**Instruction:** Exactly as written, retype the listing below, omitting the pictures.

**Raw data:**
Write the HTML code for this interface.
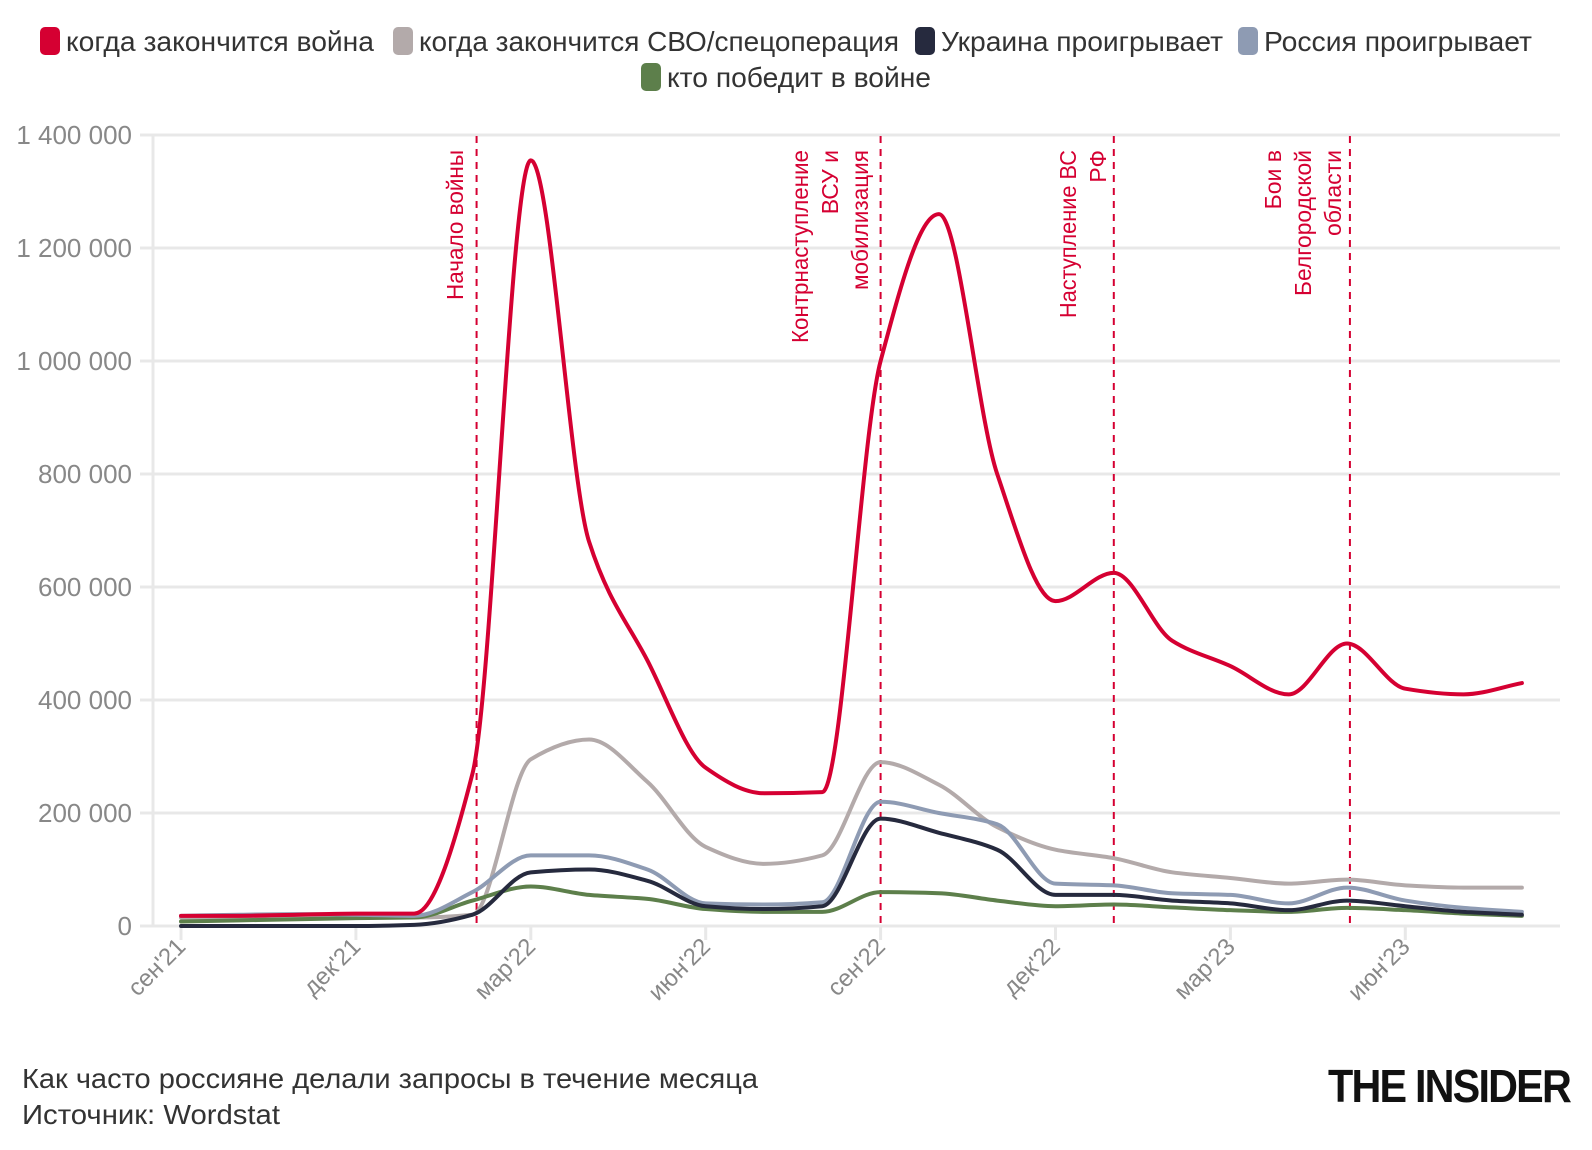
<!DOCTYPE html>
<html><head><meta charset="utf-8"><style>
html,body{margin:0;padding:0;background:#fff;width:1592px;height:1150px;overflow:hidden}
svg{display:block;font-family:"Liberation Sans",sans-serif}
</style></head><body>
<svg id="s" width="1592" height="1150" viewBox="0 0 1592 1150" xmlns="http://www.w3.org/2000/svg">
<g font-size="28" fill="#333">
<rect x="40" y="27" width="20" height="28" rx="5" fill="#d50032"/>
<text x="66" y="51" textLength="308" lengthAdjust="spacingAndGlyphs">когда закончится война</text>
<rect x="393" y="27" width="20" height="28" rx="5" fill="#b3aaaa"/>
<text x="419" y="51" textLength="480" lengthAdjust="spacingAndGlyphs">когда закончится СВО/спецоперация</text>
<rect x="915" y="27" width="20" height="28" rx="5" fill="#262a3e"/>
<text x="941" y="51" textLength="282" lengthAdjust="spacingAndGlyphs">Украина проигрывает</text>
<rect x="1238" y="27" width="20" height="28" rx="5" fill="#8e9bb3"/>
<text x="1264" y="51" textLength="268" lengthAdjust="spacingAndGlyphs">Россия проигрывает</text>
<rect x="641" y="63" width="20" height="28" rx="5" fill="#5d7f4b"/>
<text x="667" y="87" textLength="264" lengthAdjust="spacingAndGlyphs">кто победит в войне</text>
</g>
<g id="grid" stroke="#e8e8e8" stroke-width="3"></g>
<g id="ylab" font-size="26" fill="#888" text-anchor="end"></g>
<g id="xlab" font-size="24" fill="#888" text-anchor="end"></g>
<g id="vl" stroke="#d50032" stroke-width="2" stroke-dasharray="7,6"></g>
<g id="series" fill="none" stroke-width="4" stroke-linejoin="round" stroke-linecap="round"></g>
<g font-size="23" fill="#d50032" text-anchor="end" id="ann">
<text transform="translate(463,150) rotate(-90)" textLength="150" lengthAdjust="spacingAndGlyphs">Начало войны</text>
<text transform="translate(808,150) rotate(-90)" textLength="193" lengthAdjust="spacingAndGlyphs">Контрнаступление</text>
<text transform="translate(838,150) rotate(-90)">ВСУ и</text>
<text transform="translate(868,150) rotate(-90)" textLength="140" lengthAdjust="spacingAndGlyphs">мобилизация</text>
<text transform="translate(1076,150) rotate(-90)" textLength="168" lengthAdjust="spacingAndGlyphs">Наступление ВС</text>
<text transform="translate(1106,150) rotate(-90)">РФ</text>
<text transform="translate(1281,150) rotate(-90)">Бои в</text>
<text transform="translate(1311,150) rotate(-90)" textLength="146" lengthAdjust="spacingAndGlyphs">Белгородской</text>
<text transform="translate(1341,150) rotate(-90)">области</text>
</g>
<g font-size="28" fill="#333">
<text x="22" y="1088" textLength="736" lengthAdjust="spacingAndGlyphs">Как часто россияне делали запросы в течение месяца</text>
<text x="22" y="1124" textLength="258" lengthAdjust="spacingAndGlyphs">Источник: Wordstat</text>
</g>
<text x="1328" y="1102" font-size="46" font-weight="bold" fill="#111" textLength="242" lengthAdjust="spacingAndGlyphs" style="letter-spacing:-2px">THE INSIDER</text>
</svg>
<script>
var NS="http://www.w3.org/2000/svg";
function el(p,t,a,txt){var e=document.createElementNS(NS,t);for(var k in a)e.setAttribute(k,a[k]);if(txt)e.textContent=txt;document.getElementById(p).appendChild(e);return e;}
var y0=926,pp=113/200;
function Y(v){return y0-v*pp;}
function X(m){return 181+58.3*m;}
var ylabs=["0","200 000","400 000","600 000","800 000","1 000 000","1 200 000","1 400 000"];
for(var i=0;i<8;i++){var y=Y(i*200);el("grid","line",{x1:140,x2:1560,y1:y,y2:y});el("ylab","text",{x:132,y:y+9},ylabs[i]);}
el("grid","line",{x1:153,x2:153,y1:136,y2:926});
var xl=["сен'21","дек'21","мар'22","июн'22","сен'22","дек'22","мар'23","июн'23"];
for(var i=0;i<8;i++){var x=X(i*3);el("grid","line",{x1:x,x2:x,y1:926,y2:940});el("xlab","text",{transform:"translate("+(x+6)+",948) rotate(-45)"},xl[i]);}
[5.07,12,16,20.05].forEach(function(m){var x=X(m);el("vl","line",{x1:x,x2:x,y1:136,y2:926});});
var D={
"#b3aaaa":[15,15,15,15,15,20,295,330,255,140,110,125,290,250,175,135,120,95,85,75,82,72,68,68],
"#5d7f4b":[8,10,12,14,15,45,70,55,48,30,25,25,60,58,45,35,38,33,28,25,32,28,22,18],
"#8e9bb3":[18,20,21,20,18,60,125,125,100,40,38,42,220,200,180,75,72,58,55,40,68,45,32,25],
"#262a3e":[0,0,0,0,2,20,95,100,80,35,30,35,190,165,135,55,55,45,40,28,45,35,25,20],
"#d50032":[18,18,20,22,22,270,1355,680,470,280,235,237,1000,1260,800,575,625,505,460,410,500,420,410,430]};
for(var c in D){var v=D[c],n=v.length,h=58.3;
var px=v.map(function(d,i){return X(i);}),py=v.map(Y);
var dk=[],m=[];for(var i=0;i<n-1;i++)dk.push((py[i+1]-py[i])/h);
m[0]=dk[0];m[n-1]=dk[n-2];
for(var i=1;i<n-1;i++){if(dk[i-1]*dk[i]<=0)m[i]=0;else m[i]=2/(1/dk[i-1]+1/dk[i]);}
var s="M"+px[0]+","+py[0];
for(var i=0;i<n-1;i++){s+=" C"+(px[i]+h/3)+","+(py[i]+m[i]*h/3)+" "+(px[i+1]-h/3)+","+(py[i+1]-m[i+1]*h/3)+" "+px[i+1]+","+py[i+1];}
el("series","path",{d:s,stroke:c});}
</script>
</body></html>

**Final result:**
Write the HTML code for this interface.
<!DOCTYPE html>
<html><head><meta charset="utf-8"><style>
html,body{margin:0;padding:0;background:#fff;width:1592px;height:1150px;overflow:hidden}
svg{display:block;font-family:"Liberation Sans",sans-serif}
</style></head><body>
<svg id="s" width="1592" height="1150" viewBox="0 0 1592 1150" xmlns="http://www.w3.org/2000/svg">
<g font-size="28" fill="#333">
<rect x="40" y="27" width="20" height="28" rx="5" fill="#d50032"/>
<text x="66" y="51" textLength="308" lengthAdjust="spacingAndGlyphs">когда закончится война</text>
<rect x="393" y="27" width="20" height="28" rx="5" fill="#b3aaaa"/>
<text x="419" y="51" textLength="480" lengthAdjust="spacingAndGlyphs">когда закончится СВО/спецоперация</text>
<rect x="915" y="27" width="20" height="28" rx="5" fill="#262a3e"/>
<text x="941" y="51" textLength="282" lengthAdjust="spacingAndGlyphs">Украина проигрывает</text>
<rect x="1238" y="27" width="20" height="28" rx="5" fill="#8e9bb3"/>
<text x="1264" y="51" textLength="268" lengthAdjust="spacingAndGlyphs">Россия проигрывает</text>
<rect x="641" y="63" width="20" height="28" rx="5" fill="#5d7f4b"/>
<text x="667" y="87" textLength="264" lengthAdjust="spacingAndGlyphs">кто победит в войне</text>
</g>
<g id="grid" stroke="#e8e8e8" stroke-width="3"></g>
<g id="ylab" font-size="26" fill="#888" text-anchor="end"></g>
<g id="xlab" font-size="24" fill="#888" text-anchor="end"></g>
<g id="vl" stroke="#d50032" stroke-width="2" stroke-dasharray="7,6"></g>
<g id="series" fill="none" stroke-width="4" stroke-linejoin="round" stroke-linecap="round"></g>
<g font-size="23" fill="#d50032" text-anchor="end" id="ann">
<text transform="translate(463,150) rotate(-90)" textLength="150" lengthAdjust="spacingAndGlyphs">Начало войны</text>
<text transform="translate(808,150) rotate(-90)" textLength="193" lengthAdjust="spacingAndGlyphs">Контрнаступление</text>
<text transform="translate(838,150) rotate(-90)">ВСУ и</text>
<text transform="translate(868,150) rotate(-90)" textLength="140" lengthAdjust="spacingAndGlyphs">мобилизация</text>
<text transform="translate(1076,150) rotate(-90)" textLength="168" lengthAdjust="spacingAndGlyphs">Наступление ВС</text>
<text transform="translate(1106,150) rotate(-90)">РФ</text>
<text transform="translate(1281,150) rotate(-90)">Бои в</text>
<text transform="translate(1311,150) rotate(-90)" textLength="146" lengthAdjust="spacingAndGlyphs">Белгородской</text>
<text transform="translate(1341,150) rotate(-90)">области</text>
</g>
<g font-size="28" fill="#333">
<text x="22" y="1088" textLength="736" lengthAdjust="spacingAndGlyphs">Как часто россияне делали запросы в течение месяца</text>
<text x="22" y="1124" textLength="258" lengthAdjust="spacingAndGlyphs">Источник: Wordstat</text>
</g>
<text x="1328" y="1102" font-size="46" font-weight="bold" fill="#111" textLength="242" lengthAdjust="spacingAndGlyphs" style="letter-spacing:-2px">THE INSIDER</text>
</svg>
<script>
var NS="http://www.w3.org/2000/svg";
function el(p,t,a,txt){var e=document.createElementNS(NS,t);for(var k in a)e.setAttribute(k,a[k]);if(txt)e.textContent=txt;document.getElementById(p).appendChild(e);return e;}
var y0=926,pp=113/200;
function Y(v){return y0-v*pp;}
function X(m){return 181+58.3*m;}
var ylabs=["0","200 000","400 000","600 000","800 000","1 000 000","1 200 000","1 400 000"];
for(var i=0;i<8;i++){var y=Y(i*200);el("grid","line",{x1:140,x2:1560,y1:y,y2:y});el("ylab","text",{x:132,y:y+9},ylabs[i]);}
el("grid","line",{x1:153,x2:153,y1:136,y2:926});
var xl=["сен'21","дек'21","мар'22","июн'22","сен'22","дек'22","мар'23","июн'23"];
for(var i=0;i<8;i++){var x=X(i*3);el("grid","line",{x1:x,x2:x,y1:926,y2:940});el("xlab","text",{transform:"translate("+(x+6)+",948) rotate(-45)"},xl[i]);}
[5.07,12,16,20.05].forEach(function(m){var x=X(m);el("vl","line",{x1:x,x2:x,y1:136,y2:926});});
var D={
"#b3aaaa":[15,15,15,15,15,20,295,330,255,140,110,125,290,250,175,135,120,95,85,75,82,72,68,68],
"#5d7f4b":[8,10,12,14,15,45,70,55,48,30,25,25,60,58,45,35,38,33,28,25,32,28,22,18],
"#8e9bb3":[18,20,21,20,18,60,125,125,100,40,38,42,220,200,180,75,72,58,55,40,68,45,32,25],
"#262a3e":[0,0,0,0,2,20,95,100,80,35,30,35,190,165,135,55,55,45,40,28,45,35,25,20],
"#d50032":[18,18,20,22,22,270,1355,680,470,280,235,237,1000,1260,800,575,625,505,460,410,500,420,410,430]};
for(var c in D){var v=D[c],n=v.length,h=58.3;
var px=v.map(function(d,i){return X(i);}),py=v.map(Y);
var dk=[],m=[];for(var i=0;i<n-1;i++)dk.push((py[i+1]-py[i])/h);
m[0]=dk[0];m[n-1]=dk[n-2];
for(var i=1;i<n-1;i++){if(dk[i-1]*dk[i]<=0)m[i]=0;else m[i]=2/(1/dk[i-1]+1/dk[i]);}
var s="M"+px[0]+","+py[0];
for(var i=0;i<n-1;i++){s+=" C"+(px[i]+h/3)+","+(py[i]+m[i]*h/3)+" "+(px[i+1]-h/3)+","+(py[i+1]-m[i+1]*h/3)+" "+px[i+1]+","+py[i+1];}
el("series","path",{d:s,stroke:c});}
</script>
</body></html>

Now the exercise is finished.